The main reason to avoid going too small, IMO, is because of the hand placing. The problem is not soldering the tiny parts, it's getting the part on the board in the first place. The smaller the part, the smaller the needle you need to pick it up. The easier it is for parts to stick in the tape (if you're picking them up from the tape), or to pick up a clump of 3-4 of them if out of a dish, and the tiny parts are more likely to cling to the pickup needle if it isn't meticulously clean, instead of immediately falling off. It is also harder to see if the pads are pasted/fluxed and blank or if you already put that spec of dirt on top until you get the board under magnification.

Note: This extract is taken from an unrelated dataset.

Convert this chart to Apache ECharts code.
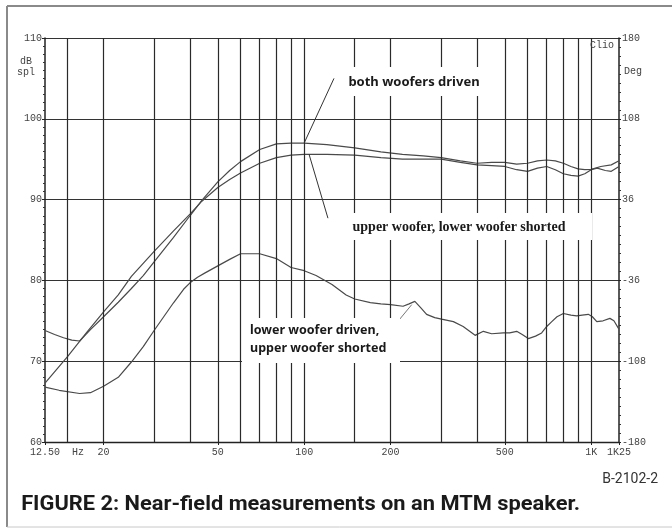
<!DOCTYPE html>
<html>
<head>
<meta charset="utf-8">
<script src="https://cdn.jsdelivr.net/npm/echarts@6/dist/echarts.min.js"></script>
<style>html,body{margin:0;padding:0;background:#fff;}#c{width:672px;height:529px;}</style>
</head>
<body>
<div id="c"></div>
<script>
// ---- data (frequency in Hz, level in dB SPL) ----
const bothFreq = [12.5,13.5,14.5,15.5,16.5,18,20,22.5,25,27.5,30,35,40,44,50,55,60,70,80,90,100,120,150,185,220,260,300,350,400,450,500,550,600,650,700,750,800,850,900,950,1000,1080,1175,1250];
const bothDb   = [73.8,73.3,72.9,72.6,72.5,73.9,75.5,77.3,79.0,80.6,82.3,85.3,88.0,89.9,92.2,93.6,94.7,96.2,96.9,97.0,97.0,96.8,96.4,95.9,95.6,95.4,95.2,94.8,94.5,94.6,94.6,94.4,94.5,94.8,94.9,94.8,94.5,94.1,93.8,93.7,93.75,94.1,94.3,94.8];

const upperFreq = [12.5,15,17.5,20,22.5,25,30,35,40,44,50,55,60,70,80,90,100,120,150,185,220,260,300,350,400,450,500,550,600,650,700,750,800,850,900,950,1000,1050,1120,1175,1250];
const upperDb   = [67.3,70.6,73.6,76.1,78.2,80.5,83.6,86.1,88.2,89.8,91.5,92.5,93.3,94.5,95.2,95.5,95.6,95.6,95.5,95.2,95.0,95.0,95.0,94.6,94.3,94.2,94.1,93.7,93.5,93.9,94.1,93.7,93.2,93.0,92.9,93.2,93.7,93.9,93.6,93.5,94.1];

const lowerFreq = [12.5,14,16.5,18,20,22.5,25,27.5,30,35,38,40,42.5,45,50,55,60,70,80,90,100,110,125,140,150,170,185,200,221,232,243,255,267,285,301,331,358,394,421,450,494,520,550,575,604,640,672,700,729,760,800,850,890,930,977,1010,1046,1100,1162,1200,1243,1250];
const lowerDb   = [66.8,66.4,66.0,66.1,66.9,68.0,69.9,71.8,73.8,77.2,78.9,79.7,80.4,80.9,81.8,82.6,83.3,83.3,82.7,81.6,81.2,80.6,79.5,78.2,77.7,77.25,77.1,77.0,76.8,77.1,77.4,76.6,75.8,75.4,75.2,74.9,74.3,73.2,73.7,73.4,73.5,73.5,73.7,73.3,72.8,73.1,73.5,74.3,74.9,75.5,75.9,75.7,75.6,75.7,75.8,75.5,74.9,75.0,75.3,75.0,74.1,74.0];

const gridFreqs = [15,20,30,40,50,60,70,80,90,100,150,200,300,400,500,600,700,800,900,1000];
const xTickValues = [12.5,20,50,100,200,500,1000,1250];
const xTickLabels = ['12.50  Hz','20','50','100','200','500','1K','1K25'];

function zip(f, d) { return f.map((v, i) => [v, d[i]]); }

const curveStyle = { color: '#4a4a4a', width: 1.2 };
const tickFont = { fontFamily: 'Liberation Mono', fontSize: 10, color: '#444' };

const chart = echarts.init(document.getElementById('c'), null, { renderer: 'canvas' });

// caption width fit
const cv = document.createElement('canvas').getContext('2d');
cv.font = 'bold 21px Roboto';
const capText = 'FIGURE 2: Near-field measurements on an MTM speaker.';
const capScale = 559 / cv.measureText(capText).width;

const option = {
  backgroundColor: '#ffffff',
  animation: false,
  grid: { left: 45, right: 53, top: 38, bottom: 87, containLabel: false, outerBoundsMode: 'none' },
  xAxis: {
    type: 'log', logBase: 10, min: 12.5, max: 1250,
    axisLine: { show: true, onZero: false, lineStyle: { color: '#222', width: 1.3 } },
    axisTick: { show: true, customValues: xTickValues, length: 3, lineStyle: { color: '#222' } },
    axisLabel: {
      show: true, customValues: xTickValues, margin: 5, ...tickFont,
      formatter: function (v) {
        const i = xTickValues.findIndex(t => Math.abs(t - v) < 1e-6 * t);
        const s = i >= 0 ? xTickLabels[i] : '';
        return i === 0 ? '{a|' + s + '}' : s;
      },
      rich: { a: { ...tickFont, padding: [0, 0, 0, 24] } }
    },
    splitLine: { show: false },
    minorTick: { show: false }, minorSplitLine: { show: false }
  },
  yAxis: [
    {
      type: 'value', min: 60, max: 110, interval: 10, position: 'left',
      axisLine: { show: true, onZero: false, lineStyle: { color: '#222', width: 1.5 } },
      axisTick: { show: true, length: 3, lineStyle: { color: '#222' } },
      minorTick: { show: true, splitNumber: 10, length: 2, lineStyle: { color: '#333' } },
      axisLabel: { margin: 3, ...tickFont },
      splitLine: { show: true, lineStyle: { color: '#333', width: 1 } }
    },
    {
      type: 'value', min: -180, max: 180, interval: 72, position: 'right',
      axisLine: { show: true, onZero: false, lineStyle: { color: '#222', width: 1.5 } },
      axisTick: { show: true, length: 2, lineStyle: { color: '#222' } },
      minorTick: { show: true, splitNumber: 9, length: 2, lineStyle: { color: '#333' } },
      axisLabel: { margin: 3, ...tickFont },
      splitLine: { show: false }
    }
  ],
  series: [
    {
      name: 'both woofers driven', type: 'line', data: zip(bothFreq, bothDb),
      showSymbol: false, lineStyle: curveStyle, silent: true, z: 3,
      markLine: {
        silent: true, symbol: 'none', label: { show: false },
        lineStyle: { color: '#2a2a2a', width: 1.2, type: 'solid' },
        data: gridFreqs.map(f => ({ xAxis: f }))
      }
    },
    {
      name: 'upper woofer, lower woofer shorted', type: 'line', data: zip(upperFreq, upperDb),
      showSymbol: false, lineStyle: curveStyle, silent: true, z: 3,
      markLine: {
        silent: true, symbol: 'none', label: { show: false },
        lineStyle: { color: '#333', width: 1, type: 'solid' },
        data: [
          [{ coord: [100, 97.0] }, { coord: [127, 105.0] }],
          [{ coord: [104, 95.6] }, { coord: [121, 87.7] }]
        ]
      }
    },
    {
      name: 'lower woofer driven, upper woofer shorted', type: 'line', data: zip(lowerFreq, lowerDb),
      showSymbol: false, lineStyle: curveStyle, silent: true, z: 3,
      markLine: {
        silent: true, symbol: 'none', label: { show: false },
        lineStyle: { color: '#777', width: 1, type: 'solid' },
        data: [
          [{ coord: [237, 77.0] }, { coord: [204, 74.2] }]
        ]
      }
    }
  ],
  graphic: {
    elements: [
      // outer frame
      { type: 'line', z: 1, shape: { x1: 7, y1: 6, x2: 672, y2: 6 }, style: { stroke: '#8a8a8a', lineWidth: 2 } },
      { type: 'line', z: 1, shape: { x1: 7, y1: 6, x2: 7, y2: 527 }, style: { stroke: '#8a8a8a', lineWidth: 2 } },
      { type: 'line', z: 1, shape: { x1: 7, y1: 527, x2: 672, y2: 527 }, style: { stroke: '#c8c8c8', lineWidth: 1 } },
      // annotation boxes
      { type: 'rect', z: 100, shape: { x: 335, y: 67, width: 157, height: 29 }, style: { fill: '#fff' } },
      { type: 'text', z: 101, x: 414, y: 82, style: { text: 'both woofers driven', font: 'bold 13px "Noto Sans"', fill: '#1a1a1a', textAlign: 'center', textVerticalAlign: 'middle' } },
      { type: 'rect', z: 100, shape: { x: 330, y: 213, width: 262, height: 27 }, style: { fill: '#fff' } },
      { type: 'text', z: 101, x: 459, y: 227, style: { text: 'upper woofer, lower woofer shorted', font: 'bold 14px "Liberation Serif"', fill: '#1a1a1a', textAlign: 'center', textVerticalAlign: 'middle' } },
      { type: 'rect', z: 100, shape: { x: 242, y: 318, width: 158, height: 45 }, style: { fill: '#fff' } },
      { type: 'text', z: 101, x: 250, y: 330, style: { text: 'lower woofer driven,', font: 'bold 12.5px "Noto Sans"', fill: '#1a1a1a', textAlign: 'left', textVerticalAlign: 'middle' } },
      { type: 'text', z: 101, x: 250, y: 348, style: { text: 'upper woofer shorted', font: 'bold 12.5px "Noto Sans"', fill: '#1a1a1a', textAlign: 'left', textVerticalAlign: 'middle' } },
      // axis unit labels
      { type: 'text', z: 101, x: 26, y: 61, style: { text: 'dB', font: '10px "Liberation Mono"', fill: '#444', textAlign: 'center', textVerticalAlign: 'middle' } },
      { type: 'text', z: 101, x: 26, y: 72, style: { text: 'spl', font: '10px "Liberation Mono"', fill: '#444', textAlign: 'center', textVerticalAlign: 'middle' } },
      { type: 'text', z: 101, x: 633, y: 71, style: { text: 'Deg', font: '10px "Liberation Mono"', fill: '#444', textAlign: 'center', textVerticalAlign: 'middle' } },
      { type: 'text', z: 101, x: 614, y: 45, style: { text: 'Clio', font: '10px "Liberation Mono"', fill: '#444', textAlign: 'right', textVerticalAlign: 'middle' } },
      // figure labels
      { type: 'text', z: 101, x: 658, y: 479, style: { text: 'B-2102-2', font: '14px Roboto', fill: '#333', textAlign: 'right', textVerticalAlign: 'middle' } },
      { type: 'text', z: 101, x: 22, y: 505, scaleX: capScale, originX: 22, originY: 505, style: { text: capText, font: 'bold 21px Roboto', fill: '#1a1a1a', textAlign: 'left', textVerticalAlign: 'middle' } }
    ]
  }
};
chart.setOption(option);
</script>
</body>
</html>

IME, the pickup tools and the tweezers are more important than the soldering iron. I have never had any trouble soldering tiny parts, even when I use a $10.00 iron to put 0201 resistors on protoboard.
For prototyping, another reason is that 0402 and smaller resistors almost never have markings on them. 0805 and larger are always marked, IME. 0603 are 50:50.
For these reasons, I tend to bottom out at 0603 for resistors, but I am ok with using 0402 caps if the specs and price are good. The caps are taller/heavier and are thusly not as annoying to handle; they still act like they have some mass rather than being a tiny flake of styrofoam that clings to the tiniest bit of magnetism or nanogram of finger oil. Plus they won't be marked with a value, anyway.